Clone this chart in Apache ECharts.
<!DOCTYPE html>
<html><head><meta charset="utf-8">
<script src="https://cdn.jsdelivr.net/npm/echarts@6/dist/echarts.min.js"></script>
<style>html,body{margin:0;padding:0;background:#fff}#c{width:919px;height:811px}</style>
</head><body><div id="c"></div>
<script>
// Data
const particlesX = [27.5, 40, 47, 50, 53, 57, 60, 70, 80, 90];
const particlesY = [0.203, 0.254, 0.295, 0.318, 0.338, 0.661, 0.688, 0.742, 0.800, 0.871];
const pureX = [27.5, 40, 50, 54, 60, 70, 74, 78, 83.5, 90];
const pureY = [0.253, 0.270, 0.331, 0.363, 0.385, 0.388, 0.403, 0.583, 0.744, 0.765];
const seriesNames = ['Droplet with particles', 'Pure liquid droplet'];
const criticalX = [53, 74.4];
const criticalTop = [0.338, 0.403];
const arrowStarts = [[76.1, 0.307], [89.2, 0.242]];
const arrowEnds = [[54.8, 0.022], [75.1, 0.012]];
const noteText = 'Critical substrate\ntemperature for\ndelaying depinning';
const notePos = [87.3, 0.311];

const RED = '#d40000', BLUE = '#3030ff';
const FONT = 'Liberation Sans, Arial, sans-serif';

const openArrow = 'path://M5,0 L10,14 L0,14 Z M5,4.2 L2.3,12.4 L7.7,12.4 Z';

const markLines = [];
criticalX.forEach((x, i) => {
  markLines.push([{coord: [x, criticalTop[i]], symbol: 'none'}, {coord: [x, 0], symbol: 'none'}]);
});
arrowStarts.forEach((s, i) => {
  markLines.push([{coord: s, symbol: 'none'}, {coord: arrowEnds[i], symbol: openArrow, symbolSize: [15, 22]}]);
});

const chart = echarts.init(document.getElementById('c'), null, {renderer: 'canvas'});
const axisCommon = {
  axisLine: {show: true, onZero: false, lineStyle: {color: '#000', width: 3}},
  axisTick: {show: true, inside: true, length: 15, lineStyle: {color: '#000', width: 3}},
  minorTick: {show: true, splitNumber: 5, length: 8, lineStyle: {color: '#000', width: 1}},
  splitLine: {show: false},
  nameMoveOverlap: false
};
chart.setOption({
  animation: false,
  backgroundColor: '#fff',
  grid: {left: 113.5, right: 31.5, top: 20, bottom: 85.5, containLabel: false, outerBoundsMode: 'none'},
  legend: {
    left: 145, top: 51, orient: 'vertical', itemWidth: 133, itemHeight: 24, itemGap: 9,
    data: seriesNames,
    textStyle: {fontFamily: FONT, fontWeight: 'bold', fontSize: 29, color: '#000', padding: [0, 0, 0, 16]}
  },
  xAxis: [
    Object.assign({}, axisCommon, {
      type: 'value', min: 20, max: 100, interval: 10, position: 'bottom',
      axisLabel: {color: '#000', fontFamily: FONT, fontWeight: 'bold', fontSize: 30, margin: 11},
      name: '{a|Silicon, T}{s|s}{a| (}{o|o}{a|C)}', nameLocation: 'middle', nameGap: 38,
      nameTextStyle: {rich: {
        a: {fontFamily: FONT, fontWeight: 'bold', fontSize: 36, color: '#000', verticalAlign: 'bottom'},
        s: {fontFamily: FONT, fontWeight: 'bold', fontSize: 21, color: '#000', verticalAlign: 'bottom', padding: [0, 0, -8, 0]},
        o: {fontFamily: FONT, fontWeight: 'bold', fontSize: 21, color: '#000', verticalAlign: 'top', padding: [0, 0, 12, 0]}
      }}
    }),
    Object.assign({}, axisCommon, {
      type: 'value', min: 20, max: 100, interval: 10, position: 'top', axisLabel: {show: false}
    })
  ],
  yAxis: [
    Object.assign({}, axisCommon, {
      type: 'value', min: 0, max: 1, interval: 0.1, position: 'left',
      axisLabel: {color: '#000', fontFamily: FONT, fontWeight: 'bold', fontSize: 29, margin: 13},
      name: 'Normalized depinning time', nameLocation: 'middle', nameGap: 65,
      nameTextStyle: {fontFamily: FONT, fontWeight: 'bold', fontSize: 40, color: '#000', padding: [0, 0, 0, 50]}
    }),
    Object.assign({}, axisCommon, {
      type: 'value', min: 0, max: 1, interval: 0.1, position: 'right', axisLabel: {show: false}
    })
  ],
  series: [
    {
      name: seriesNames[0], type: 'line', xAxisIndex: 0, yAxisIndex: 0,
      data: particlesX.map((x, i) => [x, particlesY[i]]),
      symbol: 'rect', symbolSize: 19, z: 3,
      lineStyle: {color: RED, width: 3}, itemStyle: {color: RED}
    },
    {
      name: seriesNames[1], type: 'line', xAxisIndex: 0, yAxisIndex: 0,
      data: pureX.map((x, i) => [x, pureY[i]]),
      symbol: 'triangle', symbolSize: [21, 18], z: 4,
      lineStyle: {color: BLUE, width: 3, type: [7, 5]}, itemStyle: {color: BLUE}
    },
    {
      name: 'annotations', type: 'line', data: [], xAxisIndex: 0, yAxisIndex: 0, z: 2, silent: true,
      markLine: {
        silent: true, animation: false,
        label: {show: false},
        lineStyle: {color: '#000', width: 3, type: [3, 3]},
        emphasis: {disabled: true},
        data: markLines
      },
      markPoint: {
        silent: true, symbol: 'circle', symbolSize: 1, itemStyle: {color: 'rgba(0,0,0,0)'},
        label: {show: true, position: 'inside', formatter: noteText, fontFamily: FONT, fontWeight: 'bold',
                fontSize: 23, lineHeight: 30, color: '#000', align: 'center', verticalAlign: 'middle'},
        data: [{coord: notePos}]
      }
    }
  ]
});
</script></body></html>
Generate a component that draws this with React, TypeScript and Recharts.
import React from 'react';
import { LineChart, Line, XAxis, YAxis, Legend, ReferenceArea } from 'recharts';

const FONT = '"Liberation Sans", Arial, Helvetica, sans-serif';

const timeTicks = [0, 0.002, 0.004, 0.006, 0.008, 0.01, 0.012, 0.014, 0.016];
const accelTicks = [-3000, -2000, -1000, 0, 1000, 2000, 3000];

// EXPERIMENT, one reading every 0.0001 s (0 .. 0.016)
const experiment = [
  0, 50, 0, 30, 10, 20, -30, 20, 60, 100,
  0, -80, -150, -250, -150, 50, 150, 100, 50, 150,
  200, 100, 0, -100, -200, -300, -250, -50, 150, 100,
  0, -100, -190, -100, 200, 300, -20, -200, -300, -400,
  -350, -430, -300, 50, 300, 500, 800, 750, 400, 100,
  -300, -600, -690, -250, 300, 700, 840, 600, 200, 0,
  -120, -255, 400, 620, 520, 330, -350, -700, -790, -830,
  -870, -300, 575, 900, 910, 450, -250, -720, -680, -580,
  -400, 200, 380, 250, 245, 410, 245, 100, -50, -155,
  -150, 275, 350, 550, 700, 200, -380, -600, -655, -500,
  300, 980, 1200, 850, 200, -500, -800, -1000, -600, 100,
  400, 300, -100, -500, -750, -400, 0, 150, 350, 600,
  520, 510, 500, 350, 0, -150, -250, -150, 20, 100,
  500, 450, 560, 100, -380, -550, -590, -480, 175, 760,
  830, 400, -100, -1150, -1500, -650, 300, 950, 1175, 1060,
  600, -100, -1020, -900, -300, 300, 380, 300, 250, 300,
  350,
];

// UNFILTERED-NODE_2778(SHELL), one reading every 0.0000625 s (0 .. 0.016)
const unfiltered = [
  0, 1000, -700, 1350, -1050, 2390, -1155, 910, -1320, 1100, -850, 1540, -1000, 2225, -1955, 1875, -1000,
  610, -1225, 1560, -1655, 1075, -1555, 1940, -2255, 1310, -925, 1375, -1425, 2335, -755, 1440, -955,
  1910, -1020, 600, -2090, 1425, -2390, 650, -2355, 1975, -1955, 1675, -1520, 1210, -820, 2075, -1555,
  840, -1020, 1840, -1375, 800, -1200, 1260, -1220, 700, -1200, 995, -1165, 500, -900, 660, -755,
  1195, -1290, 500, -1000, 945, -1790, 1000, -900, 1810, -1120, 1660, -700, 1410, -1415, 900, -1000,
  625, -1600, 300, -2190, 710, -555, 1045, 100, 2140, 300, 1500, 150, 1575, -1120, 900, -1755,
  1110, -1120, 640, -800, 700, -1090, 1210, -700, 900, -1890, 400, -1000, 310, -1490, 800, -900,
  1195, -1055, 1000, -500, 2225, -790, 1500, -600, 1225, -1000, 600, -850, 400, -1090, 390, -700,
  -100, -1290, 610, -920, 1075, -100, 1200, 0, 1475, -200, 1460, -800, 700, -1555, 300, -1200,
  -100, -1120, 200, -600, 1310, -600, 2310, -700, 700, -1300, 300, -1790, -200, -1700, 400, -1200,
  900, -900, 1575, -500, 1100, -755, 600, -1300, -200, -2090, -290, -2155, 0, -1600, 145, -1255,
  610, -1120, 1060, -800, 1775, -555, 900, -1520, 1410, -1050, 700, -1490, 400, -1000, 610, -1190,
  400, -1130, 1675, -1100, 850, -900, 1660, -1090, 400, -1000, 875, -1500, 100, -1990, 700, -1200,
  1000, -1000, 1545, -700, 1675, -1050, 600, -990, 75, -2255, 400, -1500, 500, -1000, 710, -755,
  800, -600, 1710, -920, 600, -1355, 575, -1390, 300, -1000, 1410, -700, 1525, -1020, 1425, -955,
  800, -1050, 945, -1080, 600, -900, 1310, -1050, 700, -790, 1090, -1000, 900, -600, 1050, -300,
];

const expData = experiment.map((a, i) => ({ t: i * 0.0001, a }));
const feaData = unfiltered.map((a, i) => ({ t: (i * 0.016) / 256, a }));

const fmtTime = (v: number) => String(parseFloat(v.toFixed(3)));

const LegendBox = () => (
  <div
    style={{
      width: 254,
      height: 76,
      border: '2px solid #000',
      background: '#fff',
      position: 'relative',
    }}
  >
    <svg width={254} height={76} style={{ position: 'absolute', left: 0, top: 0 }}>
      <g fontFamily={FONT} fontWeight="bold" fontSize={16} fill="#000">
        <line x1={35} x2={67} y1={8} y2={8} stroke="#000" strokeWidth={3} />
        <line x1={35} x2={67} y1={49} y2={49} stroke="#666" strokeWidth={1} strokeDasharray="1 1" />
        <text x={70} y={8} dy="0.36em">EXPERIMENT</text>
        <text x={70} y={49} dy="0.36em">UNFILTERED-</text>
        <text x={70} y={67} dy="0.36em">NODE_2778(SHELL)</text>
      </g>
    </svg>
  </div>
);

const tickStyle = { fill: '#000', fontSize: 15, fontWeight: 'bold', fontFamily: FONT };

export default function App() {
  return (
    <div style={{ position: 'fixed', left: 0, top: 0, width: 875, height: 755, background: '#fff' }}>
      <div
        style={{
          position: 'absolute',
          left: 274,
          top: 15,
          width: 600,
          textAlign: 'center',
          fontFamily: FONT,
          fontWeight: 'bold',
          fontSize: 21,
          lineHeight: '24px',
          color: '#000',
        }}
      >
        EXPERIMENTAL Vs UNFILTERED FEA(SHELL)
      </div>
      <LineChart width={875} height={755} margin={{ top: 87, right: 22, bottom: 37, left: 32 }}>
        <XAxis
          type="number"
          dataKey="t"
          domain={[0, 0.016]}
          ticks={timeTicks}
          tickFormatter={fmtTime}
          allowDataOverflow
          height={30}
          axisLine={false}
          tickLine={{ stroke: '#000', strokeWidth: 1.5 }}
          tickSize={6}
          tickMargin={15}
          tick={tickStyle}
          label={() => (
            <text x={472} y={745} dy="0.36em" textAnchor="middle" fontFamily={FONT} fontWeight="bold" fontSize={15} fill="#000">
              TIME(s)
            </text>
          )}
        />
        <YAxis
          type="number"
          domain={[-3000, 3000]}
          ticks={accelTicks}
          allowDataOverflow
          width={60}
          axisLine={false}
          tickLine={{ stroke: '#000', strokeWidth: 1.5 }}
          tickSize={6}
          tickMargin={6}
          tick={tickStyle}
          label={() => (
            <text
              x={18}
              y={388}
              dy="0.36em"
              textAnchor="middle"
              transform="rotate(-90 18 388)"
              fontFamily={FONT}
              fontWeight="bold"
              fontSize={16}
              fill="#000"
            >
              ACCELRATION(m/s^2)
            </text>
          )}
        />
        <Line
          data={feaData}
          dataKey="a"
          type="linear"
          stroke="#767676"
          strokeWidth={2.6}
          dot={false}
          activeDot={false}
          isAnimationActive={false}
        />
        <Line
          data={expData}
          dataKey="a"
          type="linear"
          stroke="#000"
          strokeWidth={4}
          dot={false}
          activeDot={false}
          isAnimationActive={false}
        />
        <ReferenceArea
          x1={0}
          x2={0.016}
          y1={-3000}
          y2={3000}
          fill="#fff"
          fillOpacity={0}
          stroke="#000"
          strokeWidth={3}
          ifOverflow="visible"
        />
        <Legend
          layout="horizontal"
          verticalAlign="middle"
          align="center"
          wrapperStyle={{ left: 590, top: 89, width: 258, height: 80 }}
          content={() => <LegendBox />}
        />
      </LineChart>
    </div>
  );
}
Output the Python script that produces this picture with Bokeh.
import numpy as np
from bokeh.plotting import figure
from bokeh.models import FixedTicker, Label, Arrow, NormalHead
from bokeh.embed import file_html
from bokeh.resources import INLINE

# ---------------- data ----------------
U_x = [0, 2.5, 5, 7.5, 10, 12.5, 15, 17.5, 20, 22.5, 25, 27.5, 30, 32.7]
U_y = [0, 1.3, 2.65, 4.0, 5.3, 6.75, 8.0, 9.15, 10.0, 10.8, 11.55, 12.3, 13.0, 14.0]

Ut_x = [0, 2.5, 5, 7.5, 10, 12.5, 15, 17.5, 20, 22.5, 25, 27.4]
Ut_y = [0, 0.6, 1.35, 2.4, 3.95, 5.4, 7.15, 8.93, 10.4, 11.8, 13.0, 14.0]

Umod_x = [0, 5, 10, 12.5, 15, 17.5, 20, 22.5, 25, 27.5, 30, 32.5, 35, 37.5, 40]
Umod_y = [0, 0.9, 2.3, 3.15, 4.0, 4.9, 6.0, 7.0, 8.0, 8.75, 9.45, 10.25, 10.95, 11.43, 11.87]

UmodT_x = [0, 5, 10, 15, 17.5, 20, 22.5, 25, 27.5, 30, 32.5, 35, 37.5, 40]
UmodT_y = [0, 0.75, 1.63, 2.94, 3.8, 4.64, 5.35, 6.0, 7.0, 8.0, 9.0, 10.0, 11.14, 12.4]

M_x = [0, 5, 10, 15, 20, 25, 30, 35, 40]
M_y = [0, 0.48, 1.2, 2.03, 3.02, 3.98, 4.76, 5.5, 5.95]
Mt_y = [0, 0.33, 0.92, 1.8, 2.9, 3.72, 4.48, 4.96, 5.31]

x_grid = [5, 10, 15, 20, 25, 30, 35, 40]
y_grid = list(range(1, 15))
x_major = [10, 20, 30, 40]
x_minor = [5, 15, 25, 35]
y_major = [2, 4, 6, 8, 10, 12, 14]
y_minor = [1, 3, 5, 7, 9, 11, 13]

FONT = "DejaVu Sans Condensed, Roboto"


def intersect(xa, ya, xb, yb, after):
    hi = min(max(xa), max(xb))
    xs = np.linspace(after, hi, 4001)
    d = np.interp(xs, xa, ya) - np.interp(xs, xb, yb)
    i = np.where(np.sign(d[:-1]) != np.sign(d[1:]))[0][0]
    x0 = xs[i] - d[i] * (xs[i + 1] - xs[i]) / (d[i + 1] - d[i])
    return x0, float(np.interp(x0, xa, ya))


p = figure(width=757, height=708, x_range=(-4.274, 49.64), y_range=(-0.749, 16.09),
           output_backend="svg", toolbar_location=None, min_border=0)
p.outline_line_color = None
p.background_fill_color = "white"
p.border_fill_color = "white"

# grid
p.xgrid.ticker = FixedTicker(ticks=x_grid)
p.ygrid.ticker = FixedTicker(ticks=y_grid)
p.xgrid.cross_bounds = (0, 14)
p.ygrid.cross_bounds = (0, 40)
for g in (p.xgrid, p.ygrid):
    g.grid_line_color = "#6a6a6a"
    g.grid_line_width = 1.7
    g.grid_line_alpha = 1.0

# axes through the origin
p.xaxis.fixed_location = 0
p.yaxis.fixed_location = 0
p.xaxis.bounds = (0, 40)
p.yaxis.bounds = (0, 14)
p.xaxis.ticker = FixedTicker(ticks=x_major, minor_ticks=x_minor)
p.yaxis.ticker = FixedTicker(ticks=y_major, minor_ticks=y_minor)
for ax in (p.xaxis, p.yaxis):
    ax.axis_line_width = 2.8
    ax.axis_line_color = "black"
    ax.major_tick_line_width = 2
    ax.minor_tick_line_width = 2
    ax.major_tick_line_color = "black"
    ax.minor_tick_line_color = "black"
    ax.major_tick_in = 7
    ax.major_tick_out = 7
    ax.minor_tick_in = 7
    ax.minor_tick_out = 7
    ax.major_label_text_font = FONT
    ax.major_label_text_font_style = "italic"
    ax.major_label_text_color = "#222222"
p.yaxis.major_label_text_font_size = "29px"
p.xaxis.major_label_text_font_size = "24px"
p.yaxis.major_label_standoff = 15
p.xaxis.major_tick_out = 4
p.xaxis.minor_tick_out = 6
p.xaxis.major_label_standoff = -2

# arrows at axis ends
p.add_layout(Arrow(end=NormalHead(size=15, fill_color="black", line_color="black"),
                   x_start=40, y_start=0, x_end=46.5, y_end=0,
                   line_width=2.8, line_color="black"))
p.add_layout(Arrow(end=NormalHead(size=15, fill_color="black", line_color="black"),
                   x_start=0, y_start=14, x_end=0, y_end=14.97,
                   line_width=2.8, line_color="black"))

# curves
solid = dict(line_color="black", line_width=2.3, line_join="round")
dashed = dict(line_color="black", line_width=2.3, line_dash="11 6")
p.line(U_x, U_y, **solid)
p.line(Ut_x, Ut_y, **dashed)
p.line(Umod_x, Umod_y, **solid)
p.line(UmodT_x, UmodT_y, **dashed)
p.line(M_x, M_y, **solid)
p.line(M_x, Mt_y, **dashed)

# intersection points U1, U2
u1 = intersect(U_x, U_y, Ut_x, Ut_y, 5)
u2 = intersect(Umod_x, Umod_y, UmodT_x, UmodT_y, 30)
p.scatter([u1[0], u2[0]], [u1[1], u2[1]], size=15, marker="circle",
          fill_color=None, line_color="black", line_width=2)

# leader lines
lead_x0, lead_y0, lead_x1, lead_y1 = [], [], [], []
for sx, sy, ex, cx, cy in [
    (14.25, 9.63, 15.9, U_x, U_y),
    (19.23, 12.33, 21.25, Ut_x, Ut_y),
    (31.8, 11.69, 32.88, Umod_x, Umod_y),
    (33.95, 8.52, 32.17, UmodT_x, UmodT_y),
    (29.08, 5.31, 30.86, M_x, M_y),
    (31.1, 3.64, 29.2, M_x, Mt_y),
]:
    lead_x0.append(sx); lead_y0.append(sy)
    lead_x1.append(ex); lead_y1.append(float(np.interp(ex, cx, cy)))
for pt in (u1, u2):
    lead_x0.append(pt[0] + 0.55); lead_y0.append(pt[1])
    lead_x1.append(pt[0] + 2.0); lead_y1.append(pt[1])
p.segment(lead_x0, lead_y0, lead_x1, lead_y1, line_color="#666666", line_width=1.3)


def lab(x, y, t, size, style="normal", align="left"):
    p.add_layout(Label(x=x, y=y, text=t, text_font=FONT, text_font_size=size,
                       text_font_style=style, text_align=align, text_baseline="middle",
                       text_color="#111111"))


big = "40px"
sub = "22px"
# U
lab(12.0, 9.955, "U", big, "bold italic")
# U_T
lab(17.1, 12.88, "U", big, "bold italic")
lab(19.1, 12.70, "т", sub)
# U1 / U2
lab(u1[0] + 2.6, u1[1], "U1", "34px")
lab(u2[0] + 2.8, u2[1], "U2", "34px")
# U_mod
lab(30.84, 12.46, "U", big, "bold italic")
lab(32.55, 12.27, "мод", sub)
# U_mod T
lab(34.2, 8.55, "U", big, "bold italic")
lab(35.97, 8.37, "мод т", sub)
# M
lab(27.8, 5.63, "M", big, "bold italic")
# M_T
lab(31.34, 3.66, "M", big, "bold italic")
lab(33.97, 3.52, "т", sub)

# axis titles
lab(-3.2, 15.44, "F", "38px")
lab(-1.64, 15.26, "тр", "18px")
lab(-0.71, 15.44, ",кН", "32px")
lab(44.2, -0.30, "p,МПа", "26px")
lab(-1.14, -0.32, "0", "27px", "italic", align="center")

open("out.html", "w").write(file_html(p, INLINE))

• [What to do]:
The lines to transcribe begin at the line with "Generate a component" and end at the line with "const accelTicks = [-3000, -2000, -1000, 0, 1000, 2000, 3000];"; copy them exactly, both ends included.

• [Expected output]:
Generate a component that draws this with React, TypeScript and Recharts.
import React from 'react';
import { LineChart, Line, XAxis, YAxis, Legend, ReferenceArea } from 'recharts';

const FONT = '"Liberation Sans", Arial, Helvetica, sans-serif';

const timeTicks = [0, 0.002, 0.004, 0.006, 0.008, 0.01, 0.012, 0.014, 0.016];
const accelTicks = [-3000, -2000, -1000, 0, 1000, 2000, 3000];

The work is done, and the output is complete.